Ciboski: Will More Money 'Fix' Education?


The Kansas Supreme Court is expected to rule soon on whether or not the legislature’s decision to provide $500 million for K-12 schools over the next five years meets the test of adequate and equitable funding. Also, the legislature has not yet devised a formula for guiding the funding of schools for future years. I remain skeptical that the infusion of more money will “fix” the problem of large numbers of students not performing well academically.

Remember that Norway and the United States have some of the highest levels of spending on education in the world, but their student academic results are low in comparison with many other countries.  

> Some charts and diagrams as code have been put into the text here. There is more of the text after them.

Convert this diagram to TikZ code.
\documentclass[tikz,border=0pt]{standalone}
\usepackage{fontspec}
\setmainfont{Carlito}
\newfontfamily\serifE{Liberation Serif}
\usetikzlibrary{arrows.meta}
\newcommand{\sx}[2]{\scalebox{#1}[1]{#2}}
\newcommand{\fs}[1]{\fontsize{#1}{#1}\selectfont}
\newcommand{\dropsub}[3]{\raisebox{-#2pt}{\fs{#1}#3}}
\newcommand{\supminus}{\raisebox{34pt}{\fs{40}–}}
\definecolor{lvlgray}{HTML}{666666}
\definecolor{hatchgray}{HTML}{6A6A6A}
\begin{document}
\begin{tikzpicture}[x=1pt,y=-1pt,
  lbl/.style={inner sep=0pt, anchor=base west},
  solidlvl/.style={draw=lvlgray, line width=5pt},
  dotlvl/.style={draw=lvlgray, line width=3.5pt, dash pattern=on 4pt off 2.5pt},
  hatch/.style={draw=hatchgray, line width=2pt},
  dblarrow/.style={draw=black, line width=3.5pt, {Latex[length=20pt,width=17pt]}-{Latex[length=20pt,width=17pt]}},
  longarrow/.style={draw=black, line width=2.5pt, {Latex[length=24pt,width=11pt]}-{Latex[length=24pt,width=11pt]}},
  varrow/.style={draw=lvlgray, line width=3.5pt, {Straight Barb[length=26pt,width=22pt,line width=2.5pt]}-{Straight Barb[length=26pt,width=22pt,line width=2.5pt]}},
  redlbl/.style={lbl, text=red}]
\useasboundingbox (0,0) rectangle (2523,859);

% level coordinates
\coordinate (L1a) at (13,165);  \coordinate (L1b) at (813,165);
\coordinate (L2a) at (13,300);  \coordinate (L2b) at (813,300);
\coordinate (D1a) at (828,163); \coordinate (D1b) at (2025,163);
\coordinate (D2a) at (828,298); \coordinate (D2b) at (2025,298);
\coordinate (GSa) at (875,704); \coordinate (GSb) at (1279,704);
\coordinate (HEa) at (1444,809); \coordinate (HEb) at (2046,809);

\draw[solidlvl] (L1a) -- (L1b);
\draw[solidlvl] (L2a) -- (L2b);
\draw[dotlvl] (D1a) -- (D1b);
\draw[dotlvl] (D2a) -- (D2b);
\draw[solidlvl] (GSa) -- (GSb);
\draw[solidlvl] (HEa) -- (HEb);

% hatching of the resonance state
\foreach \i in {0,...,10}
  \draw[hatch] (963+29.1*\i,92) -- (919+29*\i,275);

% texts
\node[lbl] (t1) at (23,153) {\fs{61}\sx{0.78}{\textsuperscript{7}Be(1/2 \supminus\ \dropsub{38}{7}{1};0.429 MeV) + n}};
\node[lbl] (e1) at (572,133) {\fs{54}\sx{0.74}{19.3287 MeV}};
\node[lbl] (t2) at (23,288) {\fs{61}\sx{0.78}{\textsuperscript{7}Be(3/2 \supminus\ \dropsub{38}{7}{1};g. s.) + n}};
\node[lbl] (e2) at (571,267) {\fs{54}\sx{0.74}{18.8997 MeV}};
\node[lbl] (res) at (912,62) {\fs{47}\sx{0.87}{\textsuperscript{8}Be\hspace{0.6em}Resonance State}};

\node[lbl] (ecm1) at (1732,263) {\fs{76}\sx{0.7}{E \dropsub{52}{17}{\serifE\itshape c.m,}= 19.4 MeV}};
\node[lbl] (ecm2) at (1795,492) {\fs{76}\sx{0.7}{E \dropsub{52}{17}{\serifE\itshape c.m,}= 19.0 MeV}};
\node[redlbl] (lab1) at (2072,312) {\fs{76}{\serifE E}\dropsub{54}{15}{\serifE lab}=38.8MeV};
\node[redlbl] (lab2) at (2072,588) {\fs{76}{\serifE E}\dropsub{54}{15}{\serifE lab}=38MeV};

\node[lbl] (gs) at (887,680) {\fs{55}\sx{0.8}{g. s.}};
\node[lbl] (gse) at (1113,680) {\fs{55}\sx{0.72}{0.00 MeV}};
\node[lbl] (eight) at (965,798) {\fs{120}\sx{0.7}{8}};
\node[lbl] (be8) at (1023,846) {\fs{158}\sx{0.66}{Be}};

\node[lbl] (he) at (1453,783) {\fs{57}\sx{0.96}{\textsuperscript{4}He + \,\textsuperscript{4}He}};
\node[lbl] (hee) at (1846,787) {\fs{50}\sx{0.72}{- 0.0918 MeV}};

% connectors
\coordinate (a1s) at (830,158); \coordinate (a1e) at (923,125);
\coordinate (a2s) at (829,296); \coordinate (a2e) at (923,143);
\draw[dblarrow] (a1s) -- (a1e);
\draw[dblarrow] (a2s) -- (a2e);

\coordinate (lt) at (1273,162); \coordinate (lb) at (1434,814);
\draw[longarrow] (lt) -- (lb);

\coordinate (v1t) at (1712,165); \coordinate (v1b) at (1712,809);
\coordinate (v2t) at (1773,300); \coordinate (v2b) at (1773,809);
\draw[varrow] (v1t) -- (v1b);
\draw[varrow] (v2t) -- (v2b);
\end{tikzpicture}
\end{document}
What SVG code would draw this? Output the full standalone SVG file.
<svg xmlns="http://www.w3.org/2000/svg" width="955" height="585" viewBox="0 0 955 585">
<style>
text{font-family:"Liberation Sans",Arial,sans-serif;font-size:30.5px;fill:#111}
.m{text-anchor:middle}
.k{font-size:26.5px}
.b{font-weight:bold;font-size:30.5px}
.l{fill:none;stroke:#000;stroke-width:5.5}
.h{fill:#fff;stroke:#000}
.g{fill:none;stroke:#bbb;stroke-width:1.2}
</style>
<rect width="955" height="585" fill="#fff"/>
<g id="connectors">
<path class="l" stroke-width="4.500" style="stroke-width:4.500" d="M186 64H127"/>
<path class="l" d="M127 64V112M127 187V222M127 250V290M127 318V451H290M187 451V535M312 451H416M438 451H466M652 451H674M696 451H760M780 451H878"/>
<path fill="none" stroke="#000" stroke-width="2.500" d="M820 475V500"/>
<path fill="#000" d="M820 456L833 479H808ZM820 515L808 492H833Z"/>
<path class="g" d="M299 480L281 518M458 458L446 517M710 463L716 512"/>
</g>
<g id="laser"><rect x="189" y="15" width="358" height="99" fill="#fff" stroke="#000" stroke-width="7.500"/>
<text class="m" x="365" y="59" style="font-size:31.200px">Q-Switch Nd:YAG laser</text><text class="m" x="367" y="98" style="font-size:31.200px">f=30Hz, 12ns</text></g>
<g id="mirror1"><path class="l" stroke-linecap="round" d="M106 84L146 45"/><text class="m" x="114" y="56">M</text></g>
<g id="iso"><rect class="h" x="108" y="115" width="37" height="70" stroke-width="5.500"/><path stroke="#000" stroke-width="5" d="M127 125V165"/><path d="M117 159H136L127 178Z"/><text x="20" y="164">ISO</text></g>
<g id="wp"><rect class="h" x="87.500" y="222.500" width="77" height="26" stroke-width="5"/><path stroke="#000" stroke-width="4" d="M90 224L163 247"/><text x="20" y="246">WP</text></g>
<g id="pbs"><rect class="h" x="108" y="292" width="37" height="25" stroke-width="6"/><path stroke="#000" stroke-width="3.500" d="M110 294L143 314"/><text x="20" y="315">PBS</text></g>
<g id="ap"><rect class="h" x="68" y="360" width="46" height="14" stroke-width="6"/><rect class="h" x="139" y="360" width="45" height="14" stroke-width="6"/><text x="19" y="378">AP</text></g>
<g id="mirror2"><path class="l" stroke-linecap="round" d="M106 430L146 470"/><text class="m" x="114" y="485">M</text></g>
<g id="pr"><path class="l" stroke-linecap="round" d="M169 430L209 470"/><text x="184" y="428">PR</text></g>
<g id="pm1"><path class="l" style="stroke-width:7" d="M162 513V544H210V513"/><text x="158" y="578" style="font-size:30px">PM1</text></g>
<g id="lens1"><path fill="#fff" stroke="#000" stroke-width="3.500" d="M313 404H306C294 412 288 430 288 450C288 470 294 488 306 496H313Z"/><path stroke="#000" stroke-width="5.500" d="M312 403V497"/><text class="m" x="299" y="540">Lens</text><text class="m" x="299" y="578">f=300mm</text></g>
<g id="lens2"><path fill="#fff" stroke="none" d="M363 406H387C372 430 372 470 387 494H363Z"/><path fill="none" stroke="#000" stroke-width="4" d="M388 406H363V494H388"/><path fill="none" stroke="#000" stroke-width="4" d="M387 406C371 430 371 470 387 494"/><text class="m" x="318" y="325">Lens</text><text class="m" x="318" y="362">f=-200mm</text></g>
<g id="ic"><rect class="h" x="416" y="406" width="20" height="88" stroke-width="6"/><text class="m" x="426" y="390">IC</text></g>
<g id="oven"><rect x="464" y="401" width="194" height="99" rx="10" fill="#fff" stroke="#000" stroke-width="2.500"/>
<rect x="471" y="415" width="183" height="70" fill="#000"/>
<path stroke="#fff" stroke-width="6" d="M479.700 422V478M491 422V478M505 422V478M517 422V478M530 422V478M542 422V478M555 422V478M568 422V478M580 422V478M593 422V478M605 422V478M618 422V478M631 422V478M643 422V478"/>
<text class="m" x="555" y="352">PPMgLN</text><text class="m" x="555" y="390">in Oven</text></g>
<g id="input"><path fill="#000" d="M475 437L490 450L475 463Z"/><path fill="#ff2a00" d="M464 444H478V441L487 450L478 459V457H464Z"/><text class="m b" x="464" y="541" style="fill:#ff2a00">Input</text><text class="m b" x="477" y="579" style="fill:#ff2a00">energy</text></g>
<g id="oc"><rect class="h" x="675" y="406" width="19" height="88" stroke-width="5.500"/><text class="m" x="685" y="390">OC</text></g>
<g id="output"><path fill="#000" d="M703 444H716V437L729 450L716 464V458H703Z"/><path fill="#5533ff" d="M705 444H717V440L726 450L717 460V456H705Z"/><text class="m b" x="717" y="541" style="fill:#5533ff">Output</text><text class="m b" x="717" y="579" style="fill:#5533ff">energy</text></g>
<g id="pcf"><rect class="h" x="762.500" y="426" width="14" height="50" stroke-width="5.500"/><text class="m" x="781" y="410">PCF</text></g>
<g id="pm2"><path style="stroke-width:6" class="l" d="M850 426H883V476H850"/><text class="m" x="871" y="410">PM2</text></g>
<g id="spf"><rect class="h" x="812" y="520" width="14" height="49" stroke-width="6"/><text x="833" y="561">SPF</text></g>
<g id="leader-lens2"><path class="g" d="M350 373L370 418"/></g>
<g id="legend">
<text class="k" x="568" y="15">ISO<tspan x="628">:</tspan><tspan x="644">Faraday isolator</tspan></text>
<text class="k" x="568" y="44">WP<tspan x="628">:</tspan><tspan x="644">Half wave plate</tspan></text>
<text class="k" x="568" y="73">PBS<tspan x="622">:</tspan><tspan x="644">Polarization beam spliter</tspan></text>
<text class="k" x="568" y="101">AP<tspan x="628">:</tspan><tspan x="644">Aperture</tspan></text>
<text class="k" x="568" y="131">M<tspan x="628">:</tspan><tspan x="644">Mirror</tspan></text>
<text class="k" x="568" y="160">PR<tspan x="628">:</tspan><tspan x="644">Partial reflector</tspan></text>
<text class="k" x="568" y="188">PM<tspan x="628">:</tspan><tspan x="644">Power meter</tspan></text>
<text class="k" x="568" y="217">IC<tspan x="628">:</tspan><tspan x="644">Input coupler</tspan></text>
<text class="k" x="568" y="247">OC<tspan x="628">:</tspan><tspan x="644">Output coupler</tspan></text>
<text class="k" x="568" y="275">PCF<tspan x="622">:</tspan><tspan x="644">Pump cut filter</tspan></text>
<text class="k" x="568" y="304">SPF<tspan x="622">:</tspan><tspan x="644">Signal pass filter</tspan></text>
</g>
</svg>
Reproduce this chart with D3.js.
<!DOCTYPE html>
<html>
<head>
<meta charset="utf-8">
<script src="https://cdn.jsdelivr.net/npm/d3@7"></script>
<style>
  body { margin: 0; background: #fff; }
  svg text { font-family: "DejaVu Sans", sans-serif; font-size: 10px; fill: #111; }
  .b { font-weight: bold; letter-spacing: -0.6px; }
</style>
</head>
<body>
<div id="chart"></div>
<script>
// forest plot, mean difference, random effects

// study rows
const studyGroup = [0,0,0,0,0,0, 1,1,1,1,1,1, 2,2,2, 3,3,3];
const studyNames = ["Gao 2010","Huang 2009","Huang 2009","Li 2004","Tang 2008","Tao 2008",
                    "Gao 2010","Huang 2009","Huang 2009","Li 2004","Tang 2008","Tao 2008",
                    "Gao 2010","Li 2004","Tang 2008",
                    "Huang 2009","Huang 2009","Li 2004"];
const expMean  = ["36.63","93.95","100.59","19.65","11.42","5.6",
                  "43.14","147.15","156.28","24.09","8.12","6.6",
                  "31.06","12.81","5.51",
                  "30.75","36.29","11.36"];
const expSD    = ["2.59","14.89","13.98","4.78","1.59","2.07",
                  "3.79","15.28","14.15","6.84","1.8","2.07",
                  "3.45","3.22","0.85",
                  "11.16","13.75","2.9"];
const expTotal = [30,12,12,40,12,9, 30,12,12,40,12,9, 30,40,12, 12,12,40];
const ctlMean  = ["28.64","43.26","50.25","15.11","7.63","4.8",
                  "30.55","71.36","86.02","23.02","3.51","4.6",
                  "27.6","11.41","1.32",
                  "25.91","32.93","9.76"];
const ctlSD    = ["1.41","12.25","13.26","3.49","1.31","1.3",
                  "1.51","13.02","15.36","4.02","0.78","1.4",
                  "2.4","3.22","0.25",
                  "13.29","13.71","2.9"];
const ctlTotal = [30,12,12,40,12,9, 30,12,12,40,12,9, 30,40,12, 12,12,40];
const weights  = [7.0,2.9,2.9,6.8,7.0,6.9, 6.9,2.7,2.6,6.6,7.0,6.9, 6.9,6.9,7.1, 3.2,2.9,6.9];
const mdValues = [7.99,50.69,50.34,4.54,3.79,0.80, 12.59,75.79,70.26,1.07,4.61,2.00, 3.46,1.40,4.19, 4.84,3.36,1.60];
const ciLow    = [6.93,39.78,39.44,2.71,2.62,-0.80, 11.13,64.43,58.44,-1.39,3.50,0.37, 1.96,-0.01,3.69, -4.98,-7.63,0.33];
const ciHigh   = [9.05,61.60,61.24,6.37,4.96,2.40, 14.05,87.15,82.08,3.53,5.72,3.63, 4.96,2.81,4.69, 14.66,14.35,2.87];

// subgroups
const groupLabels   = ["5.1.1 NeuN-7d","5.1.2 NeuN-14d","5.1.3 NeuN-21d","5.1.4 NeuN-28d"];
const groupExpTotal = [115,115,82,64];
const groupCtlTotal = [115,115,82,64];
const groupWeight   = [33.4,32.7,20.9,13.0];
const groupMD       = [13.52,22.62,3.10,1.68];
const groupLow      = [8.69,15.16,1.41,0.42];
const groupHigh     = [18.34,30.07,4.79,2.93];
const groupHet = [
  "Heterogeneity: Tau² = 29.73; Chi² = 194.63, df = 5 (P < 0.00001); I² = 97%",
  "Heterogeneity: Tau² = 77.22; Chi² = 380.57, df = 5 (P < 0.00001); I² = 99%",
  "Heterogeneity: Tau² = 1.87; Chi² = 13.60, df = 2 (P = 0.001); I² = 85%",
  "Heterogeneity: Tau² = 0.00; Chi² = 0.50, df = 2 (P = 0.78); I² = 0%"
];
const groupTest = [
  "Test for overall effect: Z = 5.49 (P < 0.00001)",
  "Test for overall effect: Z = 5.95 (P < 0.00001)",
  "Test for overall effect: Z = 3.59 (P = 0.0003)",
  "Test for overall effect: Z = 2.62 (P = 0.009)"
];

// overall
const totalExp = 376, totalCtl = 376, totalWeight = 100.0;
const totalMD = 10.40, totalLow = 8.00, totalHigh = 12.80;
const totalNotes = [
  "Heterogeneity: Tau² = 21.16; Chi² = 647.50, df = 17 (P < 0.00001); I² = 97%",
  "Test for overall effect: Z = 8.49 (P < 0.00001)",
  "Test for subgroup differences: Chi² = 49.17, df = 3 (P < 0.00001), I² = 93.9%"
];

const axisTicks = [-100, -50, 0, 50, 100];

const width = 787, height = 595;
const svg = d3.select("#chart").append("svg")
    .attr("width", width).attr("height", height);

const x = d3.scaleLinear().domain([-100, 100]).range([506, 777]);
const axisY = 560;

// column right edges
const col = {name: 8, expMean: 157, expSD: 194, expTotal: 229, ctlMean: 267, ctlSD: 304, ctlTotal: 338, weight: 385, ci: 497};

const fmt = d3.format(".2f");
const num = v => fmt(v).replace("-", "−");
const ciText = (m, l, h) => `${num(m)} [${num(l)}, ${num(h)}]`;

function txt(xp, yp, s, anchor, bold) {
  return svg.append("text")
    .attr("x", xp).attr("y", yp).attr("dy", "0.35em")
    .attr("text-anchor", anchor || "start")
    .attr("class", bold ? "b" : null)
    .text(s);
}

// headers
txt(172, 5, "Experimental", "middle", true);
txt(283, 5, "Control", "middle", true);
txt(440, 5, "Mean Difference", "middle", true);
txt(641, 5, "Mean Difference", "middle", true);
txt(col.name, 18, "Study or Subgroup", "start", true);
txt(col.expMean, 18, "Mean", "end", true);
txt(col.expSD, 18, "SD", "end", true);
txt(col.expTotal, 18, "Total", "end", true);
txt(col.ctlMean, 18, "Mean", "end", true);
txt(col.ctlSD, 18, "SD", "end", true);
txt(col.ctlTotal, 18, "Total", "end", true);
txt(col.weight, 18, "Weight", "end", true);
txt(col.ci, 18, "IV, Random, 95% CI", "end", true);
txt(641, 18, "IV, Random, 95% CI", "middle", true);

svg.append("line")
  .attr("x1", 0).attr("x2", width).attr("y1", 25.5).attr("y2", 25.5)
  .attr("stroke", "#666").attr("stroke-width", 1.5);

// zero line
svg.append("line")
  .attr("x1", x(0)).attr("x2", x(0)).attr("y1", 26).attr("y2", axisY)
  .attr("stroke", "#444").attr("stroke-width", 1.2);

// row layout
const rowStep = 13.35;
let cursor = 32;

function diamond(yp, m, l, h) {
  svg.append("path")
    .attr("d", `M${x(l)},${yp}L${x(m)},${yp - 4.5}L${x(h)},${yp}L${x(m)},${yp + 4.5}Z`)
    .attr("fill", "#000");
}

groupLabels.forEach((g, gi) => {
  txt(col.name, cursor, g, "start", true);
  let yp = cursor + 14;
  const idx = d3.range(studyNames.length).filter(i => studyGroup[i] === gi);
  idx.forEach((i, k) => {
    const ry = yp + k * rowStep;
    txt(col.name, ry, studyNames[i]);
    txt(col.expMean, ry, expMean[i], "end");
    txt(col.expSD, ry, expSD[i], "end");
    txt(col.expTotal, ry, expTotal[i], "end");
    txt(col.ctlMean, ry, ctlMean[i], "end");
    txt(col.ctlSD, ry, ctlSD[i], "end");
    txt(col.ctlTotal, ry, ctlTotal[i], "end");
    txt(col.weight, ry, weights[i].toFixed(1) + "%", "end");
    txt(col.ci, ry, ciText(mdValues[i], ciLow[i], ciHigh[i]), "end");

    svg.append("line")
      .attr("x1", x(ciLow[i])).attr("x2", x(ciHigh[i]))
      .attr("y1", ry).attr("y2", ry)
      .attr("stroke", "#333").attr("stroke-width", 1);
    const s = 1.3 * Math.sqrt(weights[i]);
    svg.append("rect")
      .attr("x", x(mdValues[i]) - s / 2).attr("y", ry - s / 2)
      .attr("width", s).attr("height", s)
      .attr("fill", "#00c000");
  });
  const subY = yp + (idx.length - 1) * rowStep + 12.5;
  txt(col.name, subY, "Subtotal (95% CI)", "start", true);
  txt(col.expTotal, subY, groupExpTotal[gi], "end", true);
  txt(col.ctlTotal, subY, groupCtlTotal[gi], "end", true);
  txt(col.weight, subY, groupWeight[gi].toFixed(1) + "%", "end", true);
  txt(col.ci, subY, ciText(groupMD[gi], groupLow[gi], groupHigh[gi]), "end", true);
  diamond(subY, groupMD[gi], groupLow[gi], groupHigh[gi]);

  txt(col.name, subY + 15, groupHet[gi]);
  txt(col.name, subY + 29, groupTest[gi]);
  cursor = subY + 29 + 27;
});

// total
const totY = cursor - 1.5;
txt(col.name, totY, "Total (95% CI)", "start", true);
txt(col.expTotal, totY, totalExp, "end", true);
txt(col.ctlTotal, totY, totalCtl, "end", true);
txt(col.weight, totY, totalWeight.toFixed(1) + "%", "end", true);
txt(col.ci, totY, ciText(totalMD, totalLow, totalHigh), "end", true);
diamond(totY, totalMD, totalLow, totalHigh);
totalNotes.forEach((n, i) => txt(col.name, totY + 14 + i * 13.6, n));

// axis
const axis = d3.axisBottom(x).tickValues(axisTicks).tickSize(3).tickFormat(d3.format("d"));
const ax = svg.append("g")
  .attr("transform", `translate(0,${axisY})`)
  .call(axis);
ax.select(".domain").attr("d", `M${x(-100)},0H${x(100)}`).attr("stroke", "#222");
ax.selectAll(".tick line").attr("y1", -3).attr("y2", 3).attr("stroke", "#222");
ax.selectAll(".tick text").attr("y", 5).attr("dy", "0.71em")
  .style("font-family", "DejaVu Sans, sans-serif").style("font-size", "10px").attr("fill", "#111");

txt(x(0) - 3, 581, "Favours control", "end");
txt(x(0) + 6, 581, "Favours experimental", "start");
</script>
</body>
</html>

If major structural and procedural changes are not made then we can expect the continuation of large numbers of students not performing well and the court mandating more money for K-12 schools. We need to have a “blue ribbon” committee established to make recommendations regarding such changes. One structural change that the state could make that would yield educational dividends would be the introduction of free and universal pre-schools. This would prepare students for entrance into kindergarten or first grade and provide for the beginnings of a foundation for educational achievement for all students.

Some students have told me that in their high school graduating class in Wichita there were students who could not read the words on a page. This is disgraceful and inexcusable. Students should be taught not only to read but also how to think critically about what they read. As the English philosopher and scientist Francis Bacon said: Reading maketh the full man, writing maketh the exact man, and speaking maketh the ready man.